The migrants were prisoners of the Libyan government fulfilling its obligations towards Europe, preventing the migrants from attempting the perilous sea journey northwards.
The air strike was perpetrated by rebel leader General Khalifa Haftar who dominates the east of the country and who has launched a campaign against the Tripoli government.
This is not the first time that a migrants detention centre has been targeted for attacks and innocent civilians have fallen victim to mass murder.
The deliberate targeting of civilians in a conflict is a war crime under international law.
European countries, including Malta, have the official policy of designating Libya as a “safe country” which is the basis for their insistence that responsibility for the salvage of migrants adrift off the Libyan shores lies with the Libyan coast guard.

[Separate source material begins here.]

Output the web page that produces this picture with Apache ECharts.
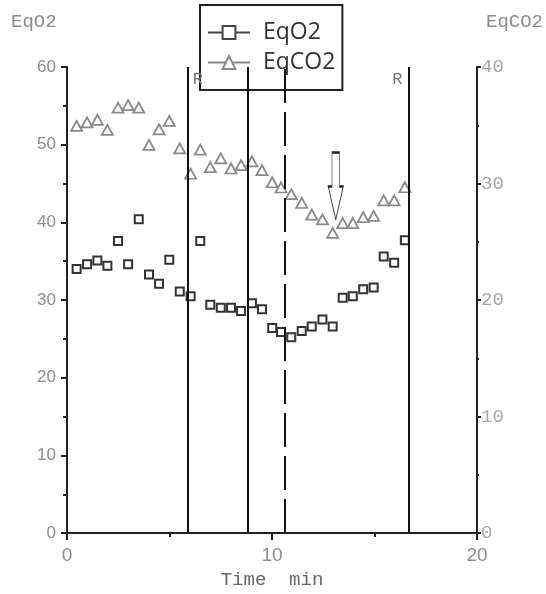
<!DOCTYPE html>
<html>
<head>
<meta charset="utf-8">
<script src="https://cdn.jsdelivr.net/npm/echarts@6/dist/echarts.min.js"></script>
<style>
  html, body { margin: 0; padding: 0; background: #fff; }
  #chart { width: 546px; height: 594px; }
</style>
</head>
<body>
<div id="chart"></div>
<script>
// Sample times (min)
const times = [0.47, 0.98, 1.48, 1.97, 2.49, 2.98, 3.5, 4.0, 4.49, 4.99,
               5.5, 6.03, 6.5, 6.99, 7.5, 8.0, 8.49, 9.02, 9.51, 10.01,
               10.44, 10.94, 11.45, 11.94, 12.46, 12.96, 13.45, 13.94, 14.45, 14.96,
               15.45, 15.96, 16.48];
// Ventilatory equivalent for O2 (left axis)
const eqO2 = [34.0, 34.6, 35.1, 34.4, 37.6, 34.6, 40.4, 33.3, 32.1, 35.2,
              31.1, 30.5, 37.6, 29.4, 29.0, 29.0, 28.6, 29.6, 28.8, 26.4,
              25.9, 25.2, 26.0, 26.6, 27.5, 26.6, 30.3, 30.5, 31.4, 31.6,
              35.6, 34.8, 37.7];
// Ventilatory equivalent for CO2 (right axis)
const eqCO2 = [34.95, 35.24, 35.46, 34.61, 36.51, 36.73, 36.51, 33.32, 34.65, 35.37,
               33.01, 30.84, 32.90, 31.40, 32.16, 31.29, 31.57, 31.91, 31.15, 30.11,
               29.66, 29.09, 28.33, 27.34, 26.92, 25.77, 26.61, 26.61, 27.12, 27.23,
               28.56, 28.56, 29.68];
// Phase markers (min); the third one is dashed
const phaseLines = [5.89, 8.84, 10.64, 16.66];
const dashedPhase = 10.64;
// Arrow marking the EqCO2 minimum [time, EqCO2]
const arrowAt = [13.11, 26.92];
// Tick labels
const xTickLabels = [0, 10, 20];
const leftTickLabels = [0, 10, 20, 30, 40, 50, 60];
const rightTickLabels = [0, 10, 20, 30, 40];

const axisLineStyle = { color: '#222', width: 2 };
const grayText = '#8c8c8c';

const o2Points = times.map((t, i) => [t, eqO2[i]]);
const co2Points = times.map((t, i) => [t, eqCO2[i]]);

const chart = echarts.init(document.getElementById('chart'), null, { renderer: 'canvas' });

chart.setOption({
  animation: false,
  backgroundColor: '#fff',
  grid: { left: 67, right: 69, top: 67, bottom: 54, containLabel: false },
  legend: {
    left: 200, top: 5,
    orient: 'vertical',
    backgroundColor: '#fff',
    borderColor: '#222', borderWidth: 2, borderRadius: 0,
    padding: [16, 7, 16, 7],
    itemWidth: 42, itemHeight: 16, itemGap: 7,
    textStyle: { fontFamily: 'Open Sans', fontSize: 23, color: '#333', padding: [0, 0, 0, 8] },
    data: [
      { name: 'EqO2',
        itemStyle: { color: '#fff', borderColor: '#444', borderWidth: 2 },
        lineStyle: { color: '#444', width: 2, opacity: 1 } },
      { name: 'EqCO2',
        itemStyle: { color: '#fff', borderColor: '#888', borderWidth: 2 },
        lineStyle: { color: '#888', width: 2, opacity: 1 } }
    ]
  },
  graphic: [
    { type: 'text', left: 11, top: 12,
      style: { text: 'EqO2', font: '19px "Liberation Mono"', fill: grayText } },
    { type: 'text', left: 486, top: 12,
      style: { text: 'EqCO2', font: '19px "Liberation Mono"', fill: grayText } }
  ],
  xAxis: {
    type: 'value', min: 0, max: 20, interval: 10,
    name: 'Time  min', nameLocation: 'middle', nameGap: 32,
    nameTextStyle: { fontFamily: 'Liberation Mono', fontSize: 19, color: '#666' },
    axisLine: { show: true, onZero: false, lineStyle: axisLineStyle },
    axisTick: { show: true, length: 7, lineStyle: axisLineStyle },
    minorTick: { show: true, splitNumber: 2, length: 4, lineStyle: { color: '#222', width: 2 } },
    axisLabel: { margin: 13, fontFamily: 'Liberation Sans', fontSize: 19, color: grayText,
      formatter: v => xTickLabels.includes(v) ? String(v) : '' },
    splitLine: { show: false }
  },
  yAxis: [
    {
      type: 'value', min: 0, max: 60, interval: 10, position: 'left',
      axisLine: { show: true, onZero: false, lineStyle: axisLineStyle },
      axisTick: { show: true, length: 6, lineStyle: axisLineStyle },
      minorTick: { show: true, splitNumber: 2, length: 4, lineStyle: { color: '#222', width: 2 } },
      axisLabel: { margin: 11, fontFamily: 'Liberation Sans', fontSize: 17, color: grayText,
        formatter: v => leftTickLabels.includes(v) ? String(v) : '' },
      splitLine: { show: false }
    },
    {
      type: 'value', min: 0, max: 40, interval: 10, position: 'right',
      axisLine: { show: true, onZero: false, lineStyle: axisLineStyle },
      axisTick: { show: true, length: 4, lineStyle: axisLineStyle },
      minorTick: { show: true, splitNumber: 2, length: 2, lineStyle: { color: '#222', width: 2 } },
      axisLabel: { margin: 4, fontFamily: 'Liberation Mono', fontSize: 19, color: '#a8a8a8',
        formatter: v => rightTickLabels.includes(v) ? String(v) : '' },
      splitLine: { show: false }
    }
  ],
  series: [
    {
      name: 'EqO2', type: 'line', yAxisIndex: 0, data: o2Points,
      symbol: 'rect', symbolSize: 8, showSymbol: true, showAllSymbol: true,
      lineStyle: { width: 0, opacity: 0 },
      itemStyle: { color: '#fff', borderColor: '#333', borderWidth: 2 },
      z: 3,
      markLine: {
        silent: true, symbol: ['none', 'none'],
        label: { show: false },
        lineStyle: { color: '#111', width: 2, type: 'solid' },
        data: phaseLines.map(x => x === dashedPhase
          ? { xAxis: x, lineStyle: { type: [34, 9], color: '#111', width: 2 } }
          : { xAxis: x })
      },
      markPoint: {
        silent: true,
        symbol: 'circle', symbolSize: 0,
        data: [
          { coord: [phaseLines[0], 58.35],
            label: { show: true, formatter: 'R', position: 'right', distance: 5,
              fontFamily: 'Liberation Mono', fontSize: 17, color: '#777' } },
          { coord: [phaseLines[3], 58.35],
            label: { show: true, formatter: 'R', position: 'left', distance: 6,
              fontFamily: 'Liberation Mono', fontSize: 17, color: '#777' } }
        ]
      }
    },
    {
      name: 'EqCO2', type: 'line', yAxisIndex: 1, data: co2Points,
      symbol: 'triangle', symbolSize: [11, 10], showSymbol: true, showAllSymbol: true,
      lineStyle: { width: 0, opacity: 0 },
      itemStyle: { color: '#fff', borderColor: '#8a8a8a', borderWidth: 1.8 },
      z: 3,
      markPoint: {
        silent: true,
        data: [{
          coord: arrowAt,
          symbol: 'path://M4,0 L12,0 L12,34 L16,34 L8,67 L0,34 L4,34 Z',
          symbolSize: [15, 67],
          symbolOffset: [0, '-50%'],
          itemStyle: { color: '#fff', borderColor: '#222', borderWidth: 1.2 },
          label: { show: false }
        }]
      }
    }
  ]
});
</script>
</body>
</html>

The European Union provides funding to the Libyan coast guard for this activity in order to keep migrants away from the sight of Europe.
Italy has, so far unsuccessfully, charged volunteers that rescued migrants escaping Libya for crimes of piracy and human trafficking.
However this incident outside Tripoli this week suggests that not only are migrants escaping Libya running away from a country too unsafe for them to be forced to return to, but they are actually refugees from war crimes.
International law gives countries receiving refugees running away from conflict and the peril for their lives the obligation to provide them shelter.
A cynical view would point out that that is the purpose of the cruel targeting of civilians with this bombing. But the status of refugee is not granted only to incidental victims of violence at the exclusion of those that are the deliberate targets of it. Such a notion would be perverse.